▶ TO BE DONE:
Print exactly the lines running from the one that holds "Clone this chart in Bokeh." through the one that holds "from bokeh.plotting import figure", please, and leave the pictures out.

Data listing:
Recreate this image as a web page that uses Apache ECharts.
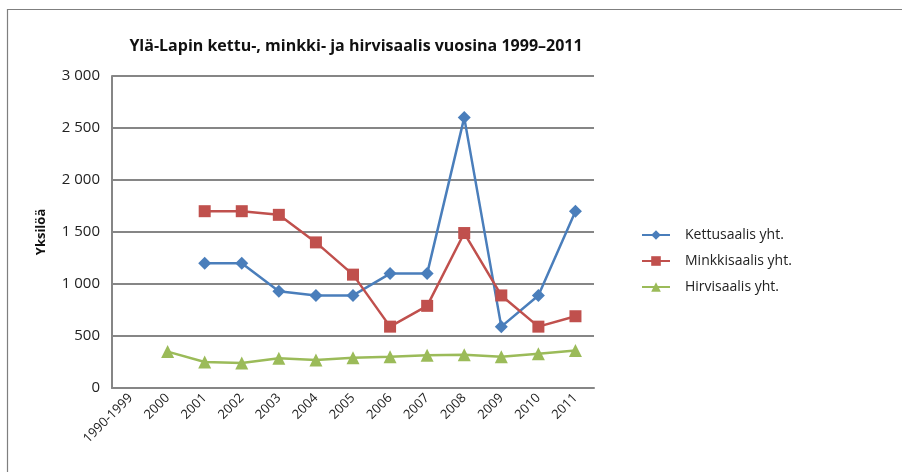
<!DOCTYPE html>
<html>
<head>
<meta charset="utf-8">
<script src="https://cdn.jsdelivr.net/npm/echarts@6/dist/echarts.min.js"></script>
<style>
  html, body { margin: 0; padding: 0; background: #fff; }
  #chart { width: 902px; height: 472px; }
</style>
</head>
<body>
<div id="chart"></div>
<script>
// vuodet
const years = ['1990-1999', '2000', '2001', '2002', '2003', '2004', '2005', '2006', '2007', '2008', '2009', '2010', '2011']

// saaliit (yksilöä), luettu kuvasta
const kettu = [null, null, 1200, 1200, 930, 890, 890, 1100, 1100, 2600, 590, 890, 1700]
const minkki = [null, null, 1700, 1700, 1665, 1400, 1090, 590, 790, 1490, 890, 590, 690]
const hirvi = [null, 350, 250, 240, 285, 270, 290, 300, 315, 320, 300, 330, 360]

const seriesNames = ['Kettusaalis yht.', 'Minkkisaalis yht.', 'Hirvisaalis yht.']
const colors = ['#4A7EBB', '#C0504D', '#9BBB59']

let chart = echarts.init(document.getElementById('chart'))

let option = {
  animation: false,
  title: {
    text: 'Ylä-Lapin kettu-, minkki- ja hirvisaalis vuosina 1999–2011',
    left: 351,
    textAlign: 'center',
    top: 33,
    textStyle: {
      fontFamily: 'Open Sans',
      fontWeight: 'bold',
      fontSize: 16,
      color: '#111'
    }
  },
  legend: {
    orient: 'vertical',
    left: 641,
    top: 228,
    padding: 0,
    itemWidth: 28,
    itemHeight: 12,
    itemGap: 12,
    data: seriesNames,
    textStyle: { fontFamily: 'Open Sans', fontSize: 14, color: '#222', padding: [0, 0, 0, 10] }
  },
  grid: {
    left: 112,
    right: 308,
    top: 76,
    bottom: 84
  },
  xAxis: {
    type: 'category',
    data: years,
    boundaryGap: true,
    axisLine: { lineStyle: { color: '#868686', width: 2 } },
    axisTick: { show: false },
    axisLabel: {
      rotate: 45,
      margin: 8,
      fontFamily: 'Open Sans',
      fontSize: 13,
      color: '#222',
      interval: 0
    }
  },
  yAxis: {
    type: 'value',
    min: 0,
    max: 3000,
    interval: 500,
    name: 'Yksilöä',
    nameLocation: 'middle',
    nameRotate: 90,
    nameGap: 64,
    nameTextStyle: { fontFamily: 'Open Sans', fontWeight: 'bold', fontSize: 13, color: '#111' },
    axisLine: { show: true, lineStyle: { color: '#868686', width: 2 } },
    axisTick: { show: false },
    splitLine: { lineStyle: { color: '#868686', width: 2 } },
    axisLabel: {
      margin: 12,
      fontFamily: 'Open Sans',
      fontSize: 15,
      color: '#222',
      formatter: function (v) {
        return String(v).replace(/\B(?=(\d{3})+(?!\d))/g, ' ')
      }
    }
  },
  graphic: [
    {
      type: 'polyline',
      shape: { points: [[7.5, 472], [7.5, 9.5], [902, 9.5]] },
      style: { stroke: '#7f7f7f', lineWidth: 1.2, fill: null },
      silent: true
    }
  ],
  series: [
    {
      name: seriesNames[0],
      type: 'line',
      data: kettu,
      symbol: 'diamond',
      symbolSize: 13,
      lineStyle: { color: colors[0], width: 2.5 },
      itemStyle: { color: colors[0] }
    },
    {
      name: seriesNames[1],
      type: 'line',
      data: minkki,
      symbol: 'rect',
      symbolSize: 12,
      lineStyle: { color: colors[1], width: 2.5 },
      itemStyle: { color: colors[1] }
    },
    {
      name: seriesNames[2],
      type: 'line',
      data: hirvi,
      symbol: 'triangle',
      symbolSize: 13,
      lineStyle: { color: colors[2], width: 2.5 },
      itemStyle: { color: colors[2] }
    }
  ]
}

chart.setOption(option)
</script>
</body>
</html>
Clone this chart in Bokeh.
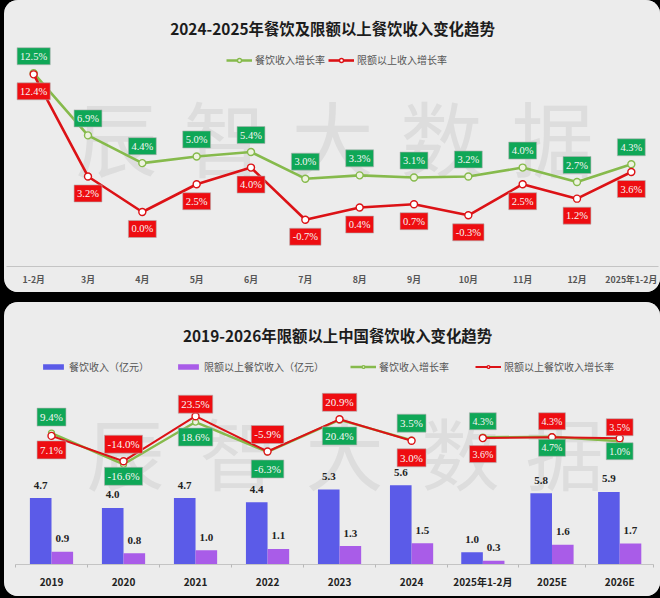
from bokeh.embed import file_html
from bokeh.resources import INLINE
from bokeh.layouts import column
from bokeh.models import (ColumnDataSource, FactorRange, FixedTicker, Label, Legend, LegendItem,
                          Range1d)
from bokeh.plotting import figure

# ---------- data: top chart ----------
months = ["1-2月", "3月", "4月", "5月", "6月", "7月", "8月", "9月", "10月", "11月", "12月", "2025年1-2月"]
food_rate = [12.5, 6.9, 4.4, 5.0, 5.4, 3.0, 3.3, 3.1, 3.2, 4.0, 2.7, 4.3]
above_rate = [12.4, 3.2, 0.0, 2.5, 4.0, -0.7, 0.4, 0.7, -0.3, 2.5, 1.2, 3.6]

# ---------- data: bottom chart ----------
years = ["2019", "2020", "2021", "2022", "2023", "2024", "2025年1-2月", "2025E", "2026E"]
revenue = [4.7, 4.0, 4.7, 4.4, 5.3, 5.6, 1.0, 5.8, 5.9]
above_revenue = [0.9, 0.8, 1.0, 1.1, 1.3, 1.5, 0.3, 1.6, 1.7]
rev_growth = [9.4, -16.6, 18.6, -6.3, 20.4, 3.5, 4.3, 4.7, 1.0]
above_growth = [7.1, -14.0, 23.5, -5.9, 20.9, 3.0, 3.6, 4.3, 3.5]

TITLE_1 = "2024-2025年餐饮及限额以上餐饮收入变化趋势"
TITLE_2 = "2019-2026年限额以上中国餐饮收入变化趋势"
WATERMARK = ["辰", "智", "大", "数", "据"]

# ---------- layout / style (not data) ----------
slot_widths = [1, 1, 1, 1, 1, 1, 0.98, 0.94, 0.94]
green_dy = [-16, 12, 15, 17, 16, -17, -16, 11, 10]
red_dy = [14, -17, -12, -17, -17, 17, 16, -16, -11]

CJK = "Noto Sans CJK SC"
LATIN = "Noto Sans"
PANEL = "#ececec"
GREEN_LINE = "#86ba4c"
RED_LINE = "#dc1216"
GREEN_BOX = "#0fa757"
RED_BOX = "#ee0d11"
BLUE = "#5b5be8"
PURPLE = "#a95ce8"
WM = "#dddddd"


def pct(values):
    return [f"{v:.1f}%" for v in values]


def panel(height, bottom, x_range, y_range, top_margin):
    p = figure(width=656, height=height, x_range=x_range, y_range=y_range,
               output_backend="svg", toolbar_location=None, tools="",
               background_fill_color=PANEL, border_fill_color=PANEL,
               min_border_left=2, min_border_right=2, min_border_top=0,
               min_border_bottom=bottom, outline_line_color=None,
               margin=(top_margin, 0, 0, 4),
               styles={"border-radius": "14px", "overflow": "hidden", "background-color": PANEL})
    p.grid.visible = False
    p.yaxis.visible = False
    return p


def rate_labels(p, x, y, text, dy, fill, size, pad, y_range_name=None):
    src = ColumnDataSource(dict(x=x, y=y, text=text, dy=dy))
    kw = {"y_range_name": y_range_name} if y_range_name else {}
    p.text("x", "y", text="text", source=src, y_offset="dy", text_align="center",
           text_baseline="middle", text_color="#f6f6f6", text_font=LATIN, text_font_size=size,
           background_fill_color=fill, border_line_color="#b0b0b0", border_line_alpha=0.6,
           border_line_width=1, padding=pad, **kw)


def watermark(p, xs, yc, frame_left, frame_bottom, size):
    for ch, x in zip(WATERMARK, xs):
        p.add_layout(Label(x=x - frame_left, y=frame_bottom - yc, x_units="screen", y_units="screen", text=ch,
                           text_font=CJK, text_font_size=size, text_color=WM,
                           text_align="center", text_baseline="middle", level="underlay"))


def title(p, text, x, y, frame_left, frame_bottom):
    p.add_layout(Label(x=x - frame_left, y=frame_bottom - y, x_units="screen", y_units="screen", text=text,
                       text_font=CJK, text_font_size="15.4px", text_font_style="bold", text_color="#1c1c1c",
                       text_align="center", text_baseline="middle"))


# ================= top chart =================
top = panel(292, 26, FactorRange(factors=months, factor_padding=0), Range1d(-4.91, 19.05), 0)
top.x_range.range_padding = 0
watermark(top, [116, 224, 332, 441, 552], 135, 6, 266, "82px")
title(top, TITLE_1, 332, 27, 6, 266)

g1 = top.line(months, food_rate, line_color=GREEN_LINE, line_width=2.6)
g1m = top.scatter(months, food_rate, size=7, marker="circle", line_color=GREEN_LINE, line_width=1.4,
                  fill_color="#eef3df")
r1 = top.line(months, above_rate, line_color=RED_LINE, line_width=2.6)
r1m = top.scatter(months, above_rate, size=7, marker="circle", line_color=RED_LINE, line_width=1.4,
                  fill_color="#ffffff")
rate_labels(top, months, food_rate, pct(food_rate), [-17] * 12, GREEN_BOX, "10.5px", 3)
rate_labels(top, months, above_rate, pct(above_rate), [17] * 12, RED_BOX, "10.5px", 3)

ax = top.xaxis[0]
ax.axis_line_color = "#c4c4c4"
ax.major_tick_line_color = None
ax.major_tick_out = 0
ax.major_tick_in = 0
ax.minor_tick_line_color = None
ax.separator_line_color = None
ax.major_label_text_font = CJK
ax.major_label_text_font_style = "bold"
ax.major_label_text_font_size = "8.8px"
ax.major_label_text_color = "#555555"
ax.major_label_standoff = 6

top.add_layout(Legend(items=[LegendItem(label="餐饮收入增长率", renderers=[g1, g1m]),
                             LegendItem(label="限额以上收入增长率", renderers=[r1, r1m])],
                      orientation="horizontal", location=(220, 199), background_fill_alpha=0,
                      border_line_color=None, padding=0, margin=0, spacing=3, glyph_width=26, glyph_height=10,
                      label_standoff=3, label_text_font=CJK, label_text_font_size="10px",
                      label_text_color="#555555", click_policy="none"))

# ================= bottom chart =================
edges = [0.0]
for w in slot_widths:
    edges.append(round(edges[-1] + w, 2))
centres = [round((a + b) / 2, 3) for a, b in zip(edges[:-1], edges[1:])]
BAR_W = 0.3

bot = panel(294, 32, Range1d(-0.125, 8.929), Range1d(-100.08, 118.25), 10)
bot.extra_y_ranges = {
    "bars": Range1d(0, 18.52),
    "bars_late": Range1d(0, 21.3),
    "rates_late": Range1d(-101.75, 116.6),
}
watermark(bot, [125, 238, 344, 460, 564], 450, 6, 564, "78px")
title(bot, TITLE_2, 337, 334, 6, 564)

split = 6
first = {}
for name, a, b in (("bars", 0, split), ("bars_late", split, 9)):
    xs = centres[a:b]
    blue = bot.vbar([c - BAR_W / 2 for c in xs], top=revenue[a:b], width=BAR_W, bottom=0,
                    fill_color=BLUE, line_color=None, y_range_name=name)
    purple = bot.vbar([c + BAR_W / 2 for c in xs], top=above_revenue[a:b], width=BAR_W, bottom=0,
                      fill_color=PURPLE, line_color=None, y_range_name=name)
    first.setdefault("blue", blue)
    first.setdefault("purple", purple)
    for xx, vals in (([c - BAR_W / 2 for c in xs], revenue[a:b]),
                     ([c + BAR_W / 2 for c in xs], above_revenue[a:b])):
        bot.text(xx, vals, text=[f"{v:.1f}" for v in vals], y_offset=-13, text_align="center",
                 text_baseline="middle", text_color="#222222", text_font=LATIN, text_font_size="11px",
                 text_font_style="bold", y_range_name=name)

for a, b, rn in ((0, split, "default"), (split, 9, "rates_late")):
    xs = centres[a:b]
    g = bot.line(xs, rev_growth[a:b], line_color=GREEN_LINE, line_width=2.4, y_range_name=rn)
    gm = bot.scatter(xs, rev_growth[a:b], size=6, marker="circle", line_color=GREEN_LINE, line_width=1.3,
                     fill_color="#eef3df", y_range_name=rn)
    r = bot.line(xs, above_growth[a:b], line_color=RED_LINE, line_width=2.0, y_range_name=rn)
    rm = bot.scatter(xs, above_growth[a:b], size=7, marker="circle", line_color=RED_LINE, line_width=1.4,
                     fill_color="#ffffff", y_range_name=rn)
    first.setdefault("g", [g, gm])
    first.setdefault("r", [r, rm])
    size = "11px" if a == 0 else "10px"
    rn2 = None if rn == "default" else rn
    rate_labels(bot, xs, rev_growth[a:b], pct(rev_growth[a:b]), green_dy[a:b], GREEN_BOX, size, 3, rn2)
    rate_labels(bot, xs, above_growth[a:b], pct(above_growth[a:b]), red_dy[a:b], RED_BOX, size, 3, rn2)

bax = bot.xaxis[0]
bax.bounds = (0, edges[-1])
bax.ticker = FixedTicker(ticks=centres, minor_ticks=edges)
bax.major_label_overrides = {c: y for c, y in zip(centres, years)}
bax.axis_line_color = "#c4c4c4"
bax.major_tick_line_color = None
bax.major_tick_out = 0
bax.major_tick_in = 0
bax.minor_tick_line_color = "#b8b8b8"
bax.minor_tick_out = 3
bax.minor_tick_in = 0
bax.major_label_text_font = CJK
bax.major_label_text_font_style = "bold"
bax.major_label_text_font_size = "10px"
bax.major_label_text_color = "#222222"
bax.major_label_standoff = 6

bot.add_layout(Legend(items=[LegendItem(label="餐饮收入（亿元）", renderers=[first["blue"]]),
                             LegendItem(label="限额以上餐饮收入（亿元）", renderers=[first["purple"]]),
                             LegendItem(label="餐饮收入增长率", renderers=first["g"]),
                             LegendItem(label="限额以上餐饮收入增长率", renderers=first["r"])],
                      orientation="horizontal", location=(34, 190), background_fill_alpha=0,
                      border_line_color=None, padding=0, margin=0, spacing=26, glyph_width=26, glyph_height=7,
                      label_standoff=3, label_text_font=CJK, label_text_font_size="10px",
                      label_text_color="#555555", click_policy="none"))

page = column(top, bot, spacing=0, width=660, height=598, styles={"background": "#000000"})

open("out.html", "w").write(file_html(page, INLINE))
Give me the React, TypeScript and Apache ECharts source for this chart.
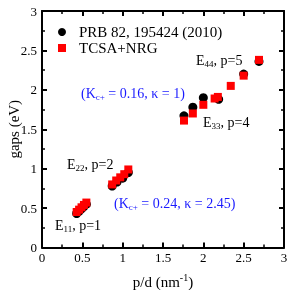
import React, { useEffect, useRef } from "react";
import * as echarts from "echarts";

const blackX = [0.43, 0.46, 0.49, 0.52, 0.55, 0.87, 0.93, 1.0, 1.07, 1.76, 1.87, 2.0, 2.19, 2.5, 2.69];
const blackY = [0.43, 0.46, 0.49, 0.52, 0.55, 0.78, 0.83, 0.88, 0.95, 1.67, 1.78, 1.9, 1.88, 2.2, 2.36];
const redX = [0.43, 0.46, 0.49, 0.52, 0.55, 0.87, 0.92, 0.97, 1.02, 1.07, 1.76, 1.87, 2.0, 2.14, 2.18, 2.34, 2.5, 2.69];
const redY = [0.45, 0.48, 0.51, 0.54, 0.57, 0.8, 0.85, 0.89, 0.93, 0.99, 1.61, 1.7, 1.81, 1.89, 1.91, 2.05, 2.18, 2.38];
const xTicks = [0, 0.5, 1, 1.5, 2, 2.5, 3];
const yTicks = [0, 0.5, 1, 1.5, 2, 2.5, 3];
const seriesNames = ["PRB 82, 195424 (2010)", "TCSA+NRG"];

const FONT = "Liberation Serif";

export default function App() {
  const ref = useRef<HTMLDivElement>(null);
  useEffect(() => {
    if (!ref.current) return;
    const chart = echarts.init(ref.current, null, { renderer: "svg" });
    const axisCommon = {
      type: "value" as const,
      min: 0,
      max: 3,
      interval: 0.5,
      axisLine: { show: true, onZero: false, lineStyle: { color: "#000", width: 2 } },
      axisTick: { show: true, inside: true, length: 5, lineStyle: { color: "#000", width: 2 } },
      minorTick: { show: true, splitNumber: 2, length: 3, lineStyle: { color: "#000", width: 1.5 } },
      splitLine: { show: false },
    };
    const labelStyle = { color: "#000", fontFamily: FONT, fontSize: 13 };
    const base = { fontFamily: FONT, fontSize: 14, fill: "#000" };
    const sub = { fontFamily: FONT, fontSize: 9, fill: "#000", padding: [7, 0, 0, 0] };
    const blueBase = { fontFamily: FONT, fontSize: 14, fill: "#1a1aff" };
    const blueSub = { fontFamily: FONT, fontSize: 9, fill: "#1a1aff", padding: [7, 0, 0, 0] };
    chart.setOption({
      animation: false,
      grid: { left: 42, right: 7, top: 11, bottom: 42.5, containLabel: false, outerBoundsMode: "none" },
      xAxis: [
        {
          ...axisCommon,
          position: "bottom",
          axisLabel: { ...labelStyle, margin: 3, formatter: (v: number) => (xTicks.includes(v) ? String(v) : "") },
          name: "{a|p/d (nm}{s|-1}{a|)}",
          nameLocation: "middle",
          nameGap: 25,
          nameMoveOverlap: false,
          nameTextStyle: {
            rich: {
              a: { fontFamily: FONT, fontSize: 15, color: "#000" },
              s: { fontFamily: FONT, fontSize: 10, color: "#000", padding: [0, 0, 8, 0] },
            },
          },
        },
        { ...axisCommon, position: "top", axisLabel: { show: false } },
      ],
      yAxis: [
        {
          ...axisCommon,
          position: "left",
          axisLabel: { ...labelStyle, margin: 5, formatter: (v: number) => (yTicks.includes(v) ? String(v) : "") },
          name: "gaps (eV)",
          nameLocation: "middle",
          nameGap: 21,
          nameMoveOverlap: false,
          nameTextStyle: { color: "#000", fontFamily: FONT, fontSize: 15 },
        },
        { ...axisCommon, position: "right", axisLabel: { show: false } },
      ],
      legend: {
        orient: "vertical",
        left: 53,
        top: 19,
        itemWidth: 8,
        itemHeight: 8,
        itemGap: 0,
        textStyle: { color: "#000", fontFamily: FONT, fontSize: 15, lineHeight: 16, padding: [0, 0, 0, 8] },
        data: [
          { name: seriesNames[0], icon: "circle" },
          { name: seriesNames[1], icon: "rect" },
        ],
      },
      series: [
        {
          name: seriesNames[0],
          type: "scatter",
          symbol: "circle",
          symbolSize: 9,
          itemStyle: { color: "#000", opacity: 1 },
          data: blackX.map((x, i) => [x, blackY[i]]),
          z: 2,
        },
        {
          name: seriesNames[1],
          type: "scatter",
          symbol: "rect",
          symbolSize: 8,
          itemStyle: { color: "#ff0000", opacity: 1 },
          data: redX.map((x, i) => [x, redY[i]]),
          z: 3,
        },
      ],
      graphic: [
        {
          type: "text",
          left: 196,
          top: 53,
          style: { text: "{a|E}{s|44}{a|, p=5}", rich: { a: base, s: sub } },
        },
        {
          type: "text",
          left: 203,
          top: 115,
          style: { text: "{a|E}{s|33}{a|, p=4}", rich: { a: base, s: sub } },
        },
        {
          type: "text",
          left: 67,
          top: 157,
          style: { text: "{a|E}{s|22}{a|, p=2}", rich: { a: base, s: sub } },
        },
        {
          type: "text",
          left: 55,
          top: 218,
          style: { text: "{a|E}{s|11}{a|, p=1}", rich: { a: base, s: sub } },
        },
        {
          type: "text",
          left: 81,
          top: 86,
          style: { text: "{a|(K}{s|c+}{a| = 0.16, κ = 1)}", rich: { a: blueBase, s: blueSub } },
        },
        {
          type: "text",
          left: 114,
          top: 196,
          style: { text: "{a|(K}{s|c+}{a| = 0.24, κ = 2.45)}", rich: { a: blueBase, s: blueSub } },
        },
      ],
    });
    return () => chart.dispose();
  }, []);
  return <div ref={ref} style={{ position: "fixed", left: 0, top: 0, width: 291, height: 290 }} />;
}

▶ ANSWER FOR THIS EXERCISE:
Clone this chart in Bokeh.
from bokeh.embed import file_html
from bokeh.resources import INLINE
from bokeh.layouts import column
from bokeh.models import (ColumnDataSource, FactorRange, FixedTicker, Label, Legend, LegendItem,
                          Range1d)
from bokeh.plotting import figure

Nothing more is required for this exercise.